━━ Task inputs

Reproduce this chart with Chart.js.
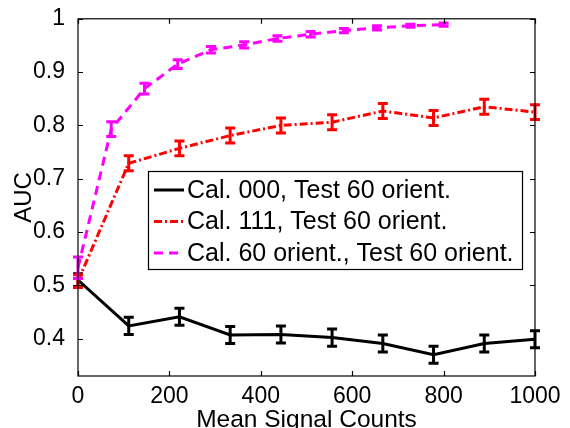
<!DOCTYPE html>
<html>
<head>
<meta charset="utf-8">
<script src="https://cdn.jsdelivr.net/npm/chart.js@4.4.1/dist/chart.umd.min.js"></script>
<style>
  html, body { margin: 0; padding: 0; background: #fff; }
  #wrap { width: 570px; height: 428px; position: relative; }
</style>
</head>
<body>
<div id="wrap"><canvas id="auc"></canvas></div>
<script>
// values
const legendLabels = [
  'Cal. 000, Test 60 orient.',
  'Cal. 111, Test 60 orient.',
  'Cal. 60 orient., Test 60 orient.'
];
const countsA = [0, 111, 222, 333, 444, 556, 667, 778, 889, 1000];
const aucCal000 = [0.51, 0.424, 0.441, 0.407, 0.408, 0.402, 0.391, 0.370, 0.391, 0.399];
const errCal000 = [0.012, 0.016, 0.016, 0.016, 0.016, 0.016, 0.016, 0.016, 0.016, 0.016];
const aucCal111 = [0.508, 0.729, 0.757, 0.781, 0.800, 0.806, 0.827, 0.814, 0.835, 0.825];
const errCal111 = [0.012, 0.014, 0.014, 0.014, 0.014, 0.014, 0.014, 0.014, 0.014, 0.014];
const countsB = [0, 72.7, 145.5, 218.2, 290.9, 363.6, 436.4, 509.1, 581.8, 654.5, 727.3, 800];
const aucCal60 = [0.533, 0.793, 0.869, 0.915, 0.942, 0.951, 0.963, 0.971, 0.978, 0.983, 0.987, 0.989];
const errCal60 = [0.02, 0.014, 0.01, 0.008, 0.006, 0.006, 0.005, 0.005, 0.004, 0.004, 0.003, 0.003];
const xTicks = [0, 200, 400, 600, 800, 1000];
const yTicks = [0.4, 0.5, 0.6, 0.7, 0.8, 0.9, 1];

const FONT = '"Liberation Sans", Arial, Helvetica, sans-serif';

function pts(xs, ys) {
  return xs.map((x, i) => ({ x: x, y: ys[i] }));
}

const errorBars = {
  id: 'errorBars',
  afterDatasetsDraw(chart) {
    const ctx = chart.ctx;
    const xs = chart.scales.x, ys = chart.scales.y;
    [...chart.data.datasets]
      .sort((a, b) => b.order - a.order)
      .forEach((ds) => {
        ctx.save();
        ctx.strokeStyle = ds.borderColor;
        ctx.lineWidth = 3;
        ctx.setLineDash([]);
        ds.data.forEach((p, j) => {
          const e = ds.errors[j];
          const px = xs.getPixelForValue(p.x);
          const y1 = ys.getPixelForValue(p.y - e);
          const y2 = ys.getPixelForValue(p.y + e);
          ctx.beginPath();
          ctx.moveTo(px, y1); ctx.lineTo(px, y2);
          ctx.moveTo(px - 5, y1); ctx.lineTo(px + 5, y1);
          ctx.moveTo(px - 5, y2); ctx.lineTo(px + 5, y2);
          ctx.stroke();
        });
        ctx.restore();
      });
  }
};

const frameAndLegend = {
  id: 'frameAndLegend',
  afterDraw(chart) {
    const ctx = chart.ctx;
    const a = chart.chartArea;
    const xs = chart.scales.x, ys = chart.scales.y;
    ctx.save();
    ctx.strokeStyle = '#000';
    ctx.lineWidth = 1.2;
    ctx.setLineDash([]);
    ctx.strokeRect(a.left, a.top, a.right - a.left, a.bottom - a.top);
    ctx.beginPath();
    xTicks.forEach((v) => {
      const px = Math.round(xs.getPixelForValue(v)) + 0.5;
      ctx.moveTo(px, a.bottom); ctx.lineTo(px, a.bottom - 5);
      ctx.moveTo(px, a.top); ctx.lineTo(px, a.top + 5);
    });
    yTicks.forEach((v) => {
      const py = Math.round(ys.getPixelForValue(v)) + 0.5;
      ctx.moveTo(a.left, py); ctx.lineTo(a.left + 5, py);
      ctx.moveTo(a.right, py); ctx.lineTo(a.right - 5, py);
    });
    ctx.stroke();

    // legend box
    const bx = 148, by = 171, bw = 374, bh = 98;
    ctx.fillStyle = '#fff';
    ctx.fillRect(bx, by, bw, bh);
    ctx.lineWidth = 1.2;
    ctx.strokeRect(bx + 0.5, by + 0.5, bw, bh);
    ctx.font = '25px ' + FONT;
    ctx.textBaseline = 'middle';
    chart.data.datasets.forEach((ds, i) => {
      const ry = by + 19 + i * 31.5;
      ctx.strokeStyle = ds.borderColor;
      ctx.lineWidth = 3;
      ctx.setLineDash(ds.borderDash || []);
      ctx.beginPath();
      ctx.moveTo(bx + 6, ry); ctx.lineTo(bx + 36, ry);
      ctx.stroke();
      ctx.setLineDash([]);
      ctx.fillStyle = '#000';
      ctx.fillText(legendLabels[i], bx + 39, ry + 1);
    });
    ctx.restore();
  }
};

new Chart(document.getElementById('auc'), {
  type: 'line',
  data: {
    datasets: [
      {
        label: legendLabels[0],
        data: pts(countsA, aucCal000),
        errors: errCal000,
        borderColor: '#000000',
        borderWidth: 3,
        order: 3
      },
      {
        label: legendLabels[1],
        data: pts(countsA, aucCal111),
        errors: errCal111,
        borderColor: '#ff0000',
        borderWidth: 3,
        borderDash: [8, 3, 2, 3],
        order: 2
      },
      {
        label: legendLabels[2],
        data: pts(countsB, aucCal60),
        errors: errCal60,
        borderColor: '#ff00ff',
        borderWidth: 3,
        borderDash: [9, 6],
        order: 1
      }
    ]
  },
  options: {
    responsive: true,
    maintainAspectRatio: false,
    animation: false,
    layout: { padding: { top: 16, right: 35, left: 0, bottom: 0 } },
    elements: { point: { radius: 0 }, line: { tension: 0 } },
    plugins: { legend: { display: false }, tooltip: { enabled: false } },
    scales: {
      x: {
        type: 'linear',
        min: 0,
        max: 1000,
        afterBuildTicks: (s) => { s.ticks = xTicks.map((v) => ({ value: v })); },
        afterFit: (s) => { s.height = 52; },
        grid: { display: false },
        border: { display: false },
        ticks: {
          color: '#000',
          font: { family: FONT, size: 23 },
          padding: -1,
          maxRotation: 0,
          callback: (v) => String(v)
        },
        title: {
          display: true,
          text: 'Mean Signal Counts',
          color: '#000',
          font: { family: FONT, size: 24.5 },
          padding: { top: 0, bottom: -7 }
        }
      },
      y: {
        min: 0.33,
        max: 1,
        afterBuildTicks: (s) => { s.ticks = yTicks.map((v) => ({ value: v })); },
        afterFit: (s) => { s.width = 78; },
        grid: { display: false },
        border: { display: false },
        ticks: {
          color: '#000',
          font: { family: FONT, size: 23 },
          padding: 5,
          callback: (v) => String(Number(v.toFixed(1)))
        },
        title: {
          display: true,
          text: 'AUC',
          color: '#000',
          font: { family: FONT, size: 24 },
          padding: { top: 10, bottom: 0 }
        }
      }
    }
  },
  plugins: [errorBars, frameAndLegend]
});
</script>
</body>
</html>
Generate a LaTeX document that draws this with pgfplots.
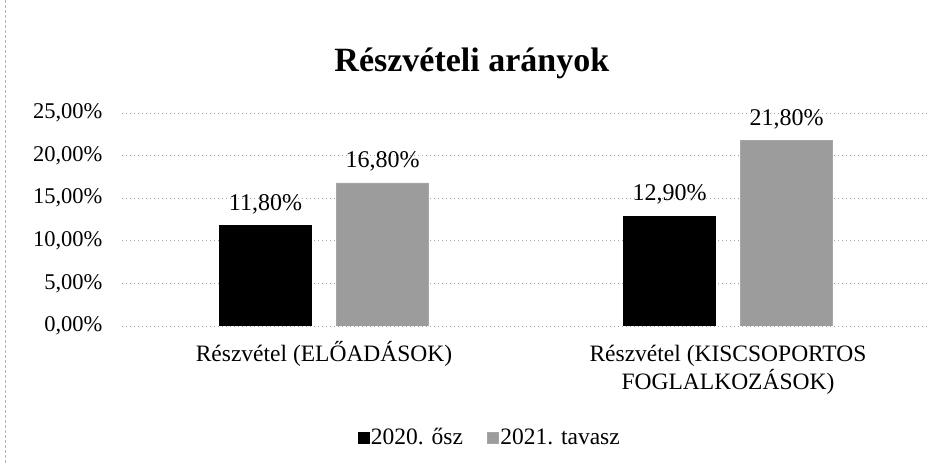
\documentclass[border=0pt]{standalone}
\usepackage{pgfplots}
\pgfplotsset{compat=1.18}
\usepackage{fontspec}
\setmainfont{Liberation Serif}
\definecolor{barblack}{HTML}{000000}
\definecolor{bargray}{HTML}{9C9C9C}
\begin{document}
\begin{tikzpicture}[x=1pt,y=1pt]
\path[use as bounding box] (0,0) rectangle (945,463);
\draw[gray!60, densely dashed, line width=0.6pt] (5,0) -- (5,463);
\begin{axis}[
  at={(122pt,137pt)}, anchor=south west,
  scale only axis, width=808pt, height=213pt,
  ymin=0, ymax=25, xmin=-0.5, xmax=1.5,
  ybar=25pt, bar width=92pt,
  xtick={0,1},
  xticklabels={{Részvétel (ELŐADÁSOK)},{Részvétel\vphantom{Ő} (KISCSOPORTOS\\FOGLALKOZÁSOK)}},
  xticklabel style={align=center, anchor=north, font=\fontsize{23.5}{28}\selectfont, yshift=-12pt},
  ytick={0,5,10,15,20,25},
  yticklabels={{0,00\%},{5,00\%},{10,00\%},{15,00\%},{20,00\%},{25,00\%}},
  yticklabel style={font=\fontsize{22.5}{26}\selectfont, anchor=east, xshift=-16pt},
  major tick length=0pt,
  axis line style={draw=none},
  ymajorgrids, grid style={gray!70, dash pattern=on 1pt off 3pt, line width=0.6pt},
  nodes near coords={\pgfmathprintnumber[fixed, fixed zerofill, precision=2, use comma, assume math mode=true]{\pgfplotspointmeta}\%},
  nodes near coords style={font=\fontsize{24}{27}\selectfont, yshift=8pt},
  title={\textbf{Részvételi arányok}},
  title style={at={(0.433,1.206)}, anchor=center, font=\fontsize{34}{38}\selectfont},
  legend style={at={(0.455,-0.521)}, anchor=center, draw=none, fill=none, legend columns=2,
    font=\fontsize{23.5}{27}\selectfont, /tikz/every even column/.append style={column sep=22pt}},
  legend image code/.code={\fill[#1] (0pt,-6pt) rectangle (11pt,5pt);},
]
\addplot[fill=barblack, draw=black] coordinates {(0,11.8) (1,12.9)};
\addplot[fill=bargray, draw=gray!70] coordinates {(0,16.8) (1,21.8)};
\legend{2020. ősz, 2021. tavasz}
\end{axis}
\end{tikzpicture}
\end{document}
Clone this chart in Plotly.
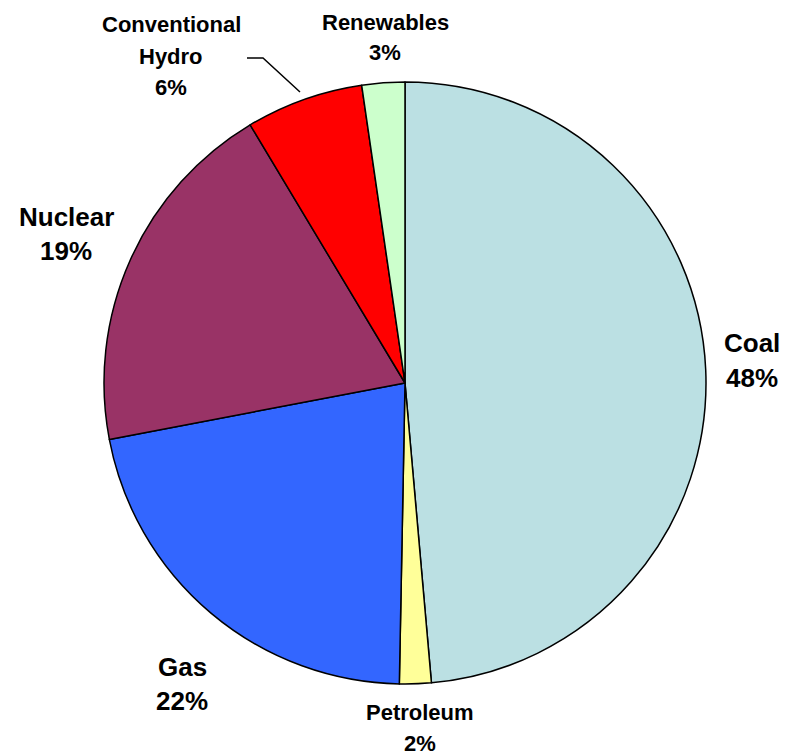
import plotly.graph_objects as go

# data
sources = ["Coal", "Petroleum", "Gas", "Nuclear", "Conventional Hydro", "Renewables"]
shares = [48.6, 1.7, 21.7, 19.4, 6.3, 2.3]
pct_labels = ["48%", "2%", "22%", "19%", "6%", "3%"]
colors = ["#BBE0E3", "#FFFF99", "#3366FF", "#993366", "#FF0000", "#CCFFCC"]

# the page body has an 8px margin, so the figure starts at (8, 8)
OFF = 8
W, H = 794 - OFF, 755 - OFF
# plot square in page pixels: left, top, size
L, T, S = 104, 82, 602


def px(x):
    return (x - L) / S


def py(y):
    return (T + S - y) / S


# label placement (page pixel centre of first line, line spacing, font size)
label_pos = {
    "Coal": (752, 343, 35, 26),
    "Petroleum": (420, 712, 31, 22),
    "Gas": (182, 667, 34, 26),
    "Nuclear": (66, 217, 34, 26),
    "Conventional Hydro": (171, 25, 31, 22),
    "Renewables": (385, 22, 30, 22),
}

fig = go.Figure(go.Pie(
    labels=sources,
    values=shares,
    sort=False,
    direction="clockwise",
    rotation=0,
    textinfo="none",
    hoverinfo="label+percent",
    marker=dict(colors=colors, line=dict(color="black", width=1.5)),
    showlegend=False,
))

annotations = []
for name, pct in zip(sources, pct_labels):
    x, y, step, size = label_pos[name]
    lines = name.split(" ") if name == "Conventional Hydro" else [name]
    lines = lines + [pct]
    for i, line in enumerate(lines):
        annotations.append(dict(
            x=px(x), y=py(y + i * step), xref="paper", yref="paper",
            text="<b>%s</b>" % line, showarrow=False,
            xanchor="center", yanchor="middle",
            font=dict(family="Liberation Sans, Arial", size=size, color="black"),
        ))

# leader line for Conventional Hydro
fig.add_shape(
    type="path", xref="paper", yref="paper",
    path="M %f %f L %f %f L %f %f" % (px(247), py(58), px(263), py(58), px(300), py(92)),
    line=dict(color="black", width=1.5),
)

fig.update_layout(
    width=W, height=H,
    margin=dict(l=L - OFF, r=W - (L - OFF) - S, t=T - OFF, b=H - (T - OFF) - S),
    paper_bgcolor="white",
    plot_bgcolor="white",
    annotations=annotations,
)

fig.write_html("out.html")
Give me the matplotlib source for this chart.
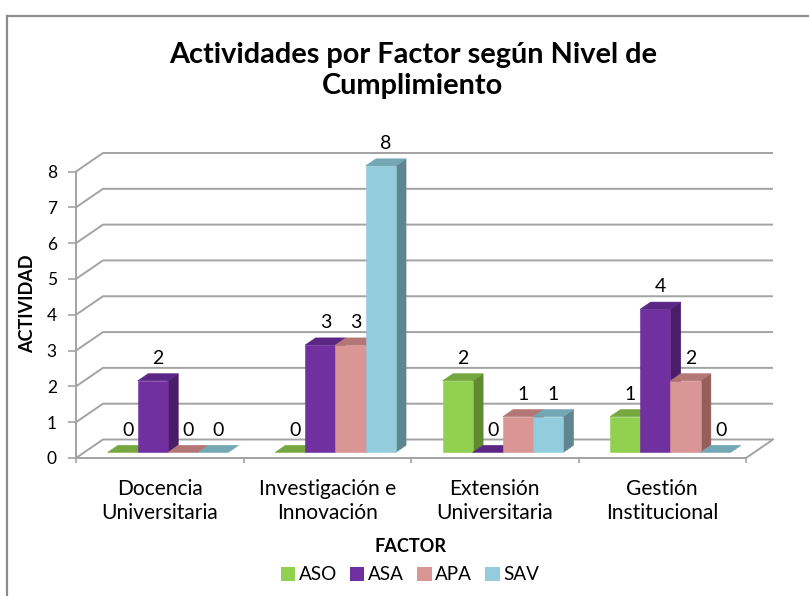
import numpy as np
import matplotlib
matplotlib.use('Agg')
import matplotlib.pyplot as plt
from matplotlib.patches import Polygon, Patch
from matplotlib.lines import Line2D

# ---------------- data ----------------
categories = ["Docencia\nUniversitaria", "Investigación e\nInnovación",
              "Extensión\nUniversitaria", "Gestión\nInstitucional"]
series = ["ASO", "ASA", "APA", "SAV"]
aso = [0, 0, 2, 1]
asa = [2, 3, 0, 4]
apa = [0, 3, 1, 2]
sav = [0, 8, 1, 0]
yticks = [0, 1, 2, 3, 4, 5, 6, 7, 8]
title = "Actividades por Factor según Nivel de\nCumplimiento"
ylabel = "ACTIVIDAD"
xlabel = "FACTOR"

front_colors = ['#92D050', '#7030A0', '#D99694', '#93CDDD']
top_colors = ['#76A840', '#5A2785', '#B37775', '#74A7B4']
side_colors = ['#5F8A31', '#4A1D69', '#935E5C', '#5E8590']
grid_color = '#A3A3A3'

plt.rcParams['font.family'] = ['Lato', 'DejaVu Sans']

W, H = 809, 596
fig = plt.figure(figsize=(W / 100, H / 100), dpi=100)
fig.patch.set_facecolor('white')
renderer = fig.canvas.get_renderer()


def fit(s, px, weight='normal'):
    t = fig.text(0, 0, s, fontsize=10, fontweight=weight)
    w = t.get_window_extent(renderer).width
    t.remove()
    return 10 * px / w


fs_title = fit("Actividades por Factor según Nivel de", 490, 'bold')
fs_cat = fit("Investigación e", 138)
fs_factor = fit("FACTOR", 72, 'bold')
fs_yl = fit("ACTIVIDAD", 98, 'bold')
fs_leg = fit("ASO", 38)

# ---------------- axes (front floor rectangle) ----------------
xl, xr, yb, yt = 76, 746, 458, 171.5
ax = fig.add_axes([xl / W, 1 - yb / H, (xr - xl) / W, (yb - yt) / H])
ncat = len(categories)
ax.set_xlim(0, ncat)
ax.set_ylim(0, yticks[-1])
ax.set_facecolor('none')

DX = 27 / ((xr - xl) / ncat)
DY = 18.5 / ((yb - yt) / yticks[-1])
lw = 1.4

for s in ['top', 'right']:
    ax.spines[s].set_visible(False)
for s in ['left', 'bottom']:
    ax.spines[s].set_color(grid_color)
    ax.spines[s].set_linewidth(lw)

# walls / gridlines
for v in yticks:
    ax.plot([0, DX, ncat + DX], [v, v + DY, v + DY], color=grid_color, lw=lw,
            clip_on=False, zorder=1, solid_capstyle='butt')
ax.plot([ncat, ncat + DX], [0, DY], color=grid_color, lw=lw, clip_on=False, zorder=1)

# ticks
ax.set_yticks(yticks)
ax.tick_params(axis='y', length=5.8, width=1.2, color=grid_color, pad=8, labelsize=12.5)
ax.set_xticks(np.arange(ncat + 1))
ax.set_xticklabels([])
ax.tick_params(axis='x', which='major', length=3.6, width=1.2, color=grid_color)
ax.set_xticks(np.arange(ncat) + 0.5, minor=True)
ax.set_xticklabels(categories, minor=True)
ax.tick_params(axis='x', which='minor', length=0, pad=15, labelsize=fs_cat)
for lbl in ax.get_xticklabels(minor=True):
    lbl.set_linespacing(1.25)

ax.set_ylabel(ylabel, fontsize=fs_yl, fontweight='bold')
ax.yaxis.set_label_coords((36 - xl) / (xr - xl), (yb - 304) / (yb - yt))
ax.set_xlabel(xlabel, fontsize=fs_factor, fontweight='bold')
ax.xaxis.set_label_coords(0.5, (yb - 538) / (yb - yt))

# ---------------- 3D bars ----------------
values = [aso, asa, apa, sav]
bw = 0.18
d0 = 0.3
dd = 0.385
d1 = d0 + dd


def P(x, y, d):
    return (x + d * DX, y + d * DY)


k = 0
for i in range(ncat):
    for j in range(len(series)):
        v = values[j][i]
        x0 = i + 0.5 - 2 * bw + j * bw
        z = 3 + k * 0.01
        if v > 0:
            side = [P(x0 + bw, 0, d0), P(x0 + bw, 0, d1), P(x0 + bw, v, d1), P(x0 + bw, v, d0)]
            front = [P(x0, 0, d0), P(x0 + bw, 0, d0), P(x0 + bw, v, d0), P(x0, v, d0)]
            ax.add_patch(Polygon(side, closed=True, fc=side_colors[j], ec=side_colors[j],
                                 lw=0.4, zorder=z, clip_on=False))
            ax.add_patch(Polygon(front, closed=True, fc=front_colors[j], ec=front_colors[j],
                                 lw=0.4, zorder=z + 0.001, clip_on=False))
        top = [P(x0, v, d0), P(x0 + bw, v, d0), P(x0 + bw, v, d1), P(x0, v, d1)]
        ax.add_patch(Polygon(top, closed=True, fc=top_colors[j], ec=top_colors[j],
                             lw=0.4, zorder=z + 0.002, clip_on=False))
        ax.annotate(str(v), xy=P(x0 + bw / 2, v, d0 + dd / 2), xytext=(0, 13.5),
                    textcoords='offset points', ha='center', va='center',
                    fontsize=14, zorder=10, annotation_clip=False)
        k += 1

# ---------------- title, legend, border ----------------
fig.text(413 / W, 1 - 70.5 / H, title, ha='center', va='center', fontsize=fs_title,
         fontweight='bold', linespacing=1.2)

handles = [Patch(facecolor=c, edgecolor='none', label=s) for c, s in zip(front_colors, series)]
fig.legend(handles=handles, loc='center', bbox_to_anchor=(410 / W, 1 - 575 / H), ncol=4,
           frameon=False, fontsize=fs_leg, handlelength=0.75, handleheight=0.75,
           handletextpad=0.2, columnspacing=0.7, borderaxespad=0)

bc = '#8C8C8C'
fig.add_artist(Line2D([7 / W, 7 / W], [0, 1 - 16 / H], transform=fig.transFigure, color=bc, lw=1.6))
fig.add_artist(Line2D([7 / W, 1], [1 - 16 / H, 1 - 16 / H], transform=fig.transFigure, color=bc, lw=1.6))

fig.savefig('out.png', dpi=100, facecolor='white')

━━━━

Problem description: Leave the pictures aside and restate exactly the lines from the one containing "Give me the matplotlib source for this chart." to the one containing "plt.rcParams['font.family'] = ['Lato', 'DejaVu", those two lines included.

Result of this task:
Give me the matplotlib source for this chart.
import numpy as np
import matplotlib
matplotlib.use('Agg')
import matplotlib.pyplot as plt
from matplotlib.patches import Polygon, Patch
from matplotlib.lines import Line2D

# ---------------- data ----------------
categories = ["Docencia\nUniversitaria", "Investigación e\nInnovación",
              "Extensión\nUniversitaria", "Gestión\nInstitucional"]
series = ["ASO", "ASA", "APA", "SAV"]
aso = [0, 0, 2, 1]
asa = [2, 3, 0, 4]
apa = [0, 3, 1, 2]
sav = [0, 8, 1, 0]
yticks = [0, 1, 2, 3, 4, 5, 6, 7, 8]
title = "Actividades por Factor según Nivel de\nCumplimiento"
ylabel = "ACTIVIDAD"
xlabel = "FACTOR"

front_colors = ['#92D050', '#7030A0', '#D99694', '#93CDDD']
top_colors = ['#76A840', '#5A2785', '#B37775', '#74A7B4']
side_colors = ['#5F8A31', '#4A1D69', '#935E5C', '#5E8590']
grid_color = '#A3A3A3'

plt.rcParams['font.family'] = ['Lato', 'DejaVu Sans']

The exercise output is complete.